Print every line of the listing exactly, please.

◆ EXTRACTED DATA:
* * * * * * *
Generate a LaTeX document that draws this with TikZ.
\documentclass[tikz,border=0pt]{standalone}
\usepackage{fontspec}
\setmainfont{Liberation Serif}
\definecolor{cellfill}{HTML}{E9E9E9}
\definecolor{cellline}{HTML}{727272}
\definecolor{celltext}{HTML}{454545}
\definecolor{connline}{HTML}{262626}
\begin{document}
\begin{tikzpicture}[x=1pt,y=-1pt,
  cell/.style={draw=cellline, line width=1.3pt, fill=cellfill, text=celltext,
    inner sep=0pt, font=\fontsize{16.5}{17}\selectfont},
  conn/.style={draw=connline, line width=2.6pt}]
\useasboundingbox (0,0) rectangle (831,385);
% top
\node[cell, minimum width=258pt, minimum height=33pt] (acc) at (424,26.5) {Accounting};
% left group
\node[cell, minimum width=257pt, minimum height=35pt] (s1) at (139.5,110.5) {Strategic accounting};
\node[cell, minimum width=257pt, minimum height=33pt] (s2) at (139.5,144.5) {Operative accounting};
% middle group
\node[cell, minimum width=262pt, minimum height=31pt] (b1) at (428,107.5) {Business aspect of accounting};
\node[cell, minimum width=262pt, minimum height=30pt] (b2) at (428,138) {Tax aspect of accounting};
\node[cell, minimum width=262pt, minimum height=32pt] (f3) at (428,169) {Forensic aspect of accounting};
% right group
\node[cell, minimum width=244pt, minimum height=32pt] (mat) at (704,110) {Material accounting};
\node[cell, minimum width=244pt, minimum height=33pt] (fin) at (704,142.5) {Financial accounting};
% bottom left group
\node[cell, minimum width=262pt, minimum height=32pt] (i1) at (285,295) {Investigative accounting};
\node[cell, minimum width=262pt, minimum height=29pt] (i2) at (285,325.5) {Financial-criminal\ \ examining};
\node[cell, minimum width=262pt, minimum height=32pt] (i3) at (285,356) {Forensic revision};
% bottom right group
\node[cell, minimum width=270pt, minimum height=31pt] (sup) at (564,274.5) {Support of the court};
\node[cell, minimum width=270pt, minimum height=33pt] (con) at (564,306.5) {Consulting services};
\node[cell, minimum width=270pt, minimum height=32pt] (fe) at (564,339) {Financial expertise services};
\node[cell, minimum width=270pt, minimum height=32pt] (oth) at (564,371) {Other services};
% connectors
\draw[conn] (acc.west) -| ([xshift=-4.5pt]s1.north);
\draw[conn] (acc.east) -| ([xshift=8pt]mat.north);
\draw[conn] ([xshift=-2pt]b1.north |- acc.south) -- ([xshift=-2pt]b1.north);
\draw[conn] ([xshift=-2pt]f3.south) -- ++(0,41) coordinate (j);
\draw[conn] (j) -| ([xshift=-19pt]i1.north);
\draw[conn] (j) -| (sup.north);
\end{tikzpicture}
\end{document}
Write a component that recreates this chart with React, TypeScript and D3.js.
* * * * * * *
◆ RESULT OF THE EXERCISE:
Generate a LaTeX document that draws this with TikZ.
\documentclass[tikz,border=0pt]{standalone}
\usepackage{fontspec}
\setmainfont{Liberation Serif}
\definecolor{cellfill}{HTML}{E9E9E9}
\definecolor{cellline}{HTML}{727272}
\definecolor{celltext}{HTML}{454545}
\definecolor{connline}{HTML}{262626}
\begin{document}
\begin{tikzpicture}[x=1pt,y=-1pt,
  cell/.style={draw=cellline, line width=1.3pt, fill=cellfill, text=celltext,
    inner sep=0pt, font=\fontsize{16.5}{17}\selectfont},
  conn/.style={draw=connline, line width=2.6pt}]
\useasboundingbox (0,0) rectangle (831,385);
% top
\node[cell, minimum width=258pt, minimum height=33pt] (acc) at (424,26.5) {Accounting};
% left group
\node[cell, minimum width=257pt, minimum height=35pt] (s1) at (139.5,110.5) {Strategic accounting};
\node[cell, minimum width=257pt, minimum height=33pt] (s2) at (139.5,144.5) {Operative accounting};
% middle group
\node[cell, minimum width=262pt, minimum height=31pt] (b1) at (428,107.5) {Business aspect of accounting};
\node[cell, minimum width=262pt, minimum height=30pt] (b2) at (428,138) {Tax aspect of accounting};
\node[cell, minimum width=262pt, minimum height=32pt] (f3) at (428,169) {Forensic aspect of accounting};
% right group
\node[cell, minimum width=244pt, minimum height=32pt] (mat) at (704,110) {Material accounting};
\node[cell, minimum width=244pt, minimum height=33pt] (fin) at (704,142.5) {Financial accounting};
% bottom left group
\node[cell, minimum width=262pt, minimum height=32pt] (i1) at (285,295) {Investigative accounting};
\node[cell, minimum width=262pt, minimum height=29pt] (i2) at (285,325.5) {Financial-criminal\ \ examining};
\node[cell, minimum width=262pt, minimum height=32pt] (i3) at (285,356) {Forensic revision};
% bottom right group
\node[cell, minimum width=270pt, minimum height=31pt] (sup) at (564,274.5) {Support of the court};
\node[cell, minimum width=270pt, minimum height=33pt] (con) at (564,306.5) {Consulting services};
\node[cell, minimum width=270pt, minimum height=32pt] (fe) at (564,339) {Financial expertise services};
\node[cell, minimum width=270pt, minimum height=32pt] (oth) at (564,371) {Other services};
% connectors
\draw[conn] (acc.west) -| ([xshift=-4.5pt]s1.north);
\draw[conn] (acc.east) -| ([xshift=8pt]mat.north);
\draw[conn] ([xshift=-2pt]b1.north |- acc.south) -- ([xshift=-2pt]b1.north);
\draw[conn] ([xshift=-2pt]f3.south) -- ++(0,41) coordinate (j);
\draw[conn] (j) -| ([xshift=-19pt]i1.north);
\draw[conn] (j) -| (sup.north);
\end{tikzpicture}
\end{document}
Write a component that recreates this chart with React, TypeScript and D3.js.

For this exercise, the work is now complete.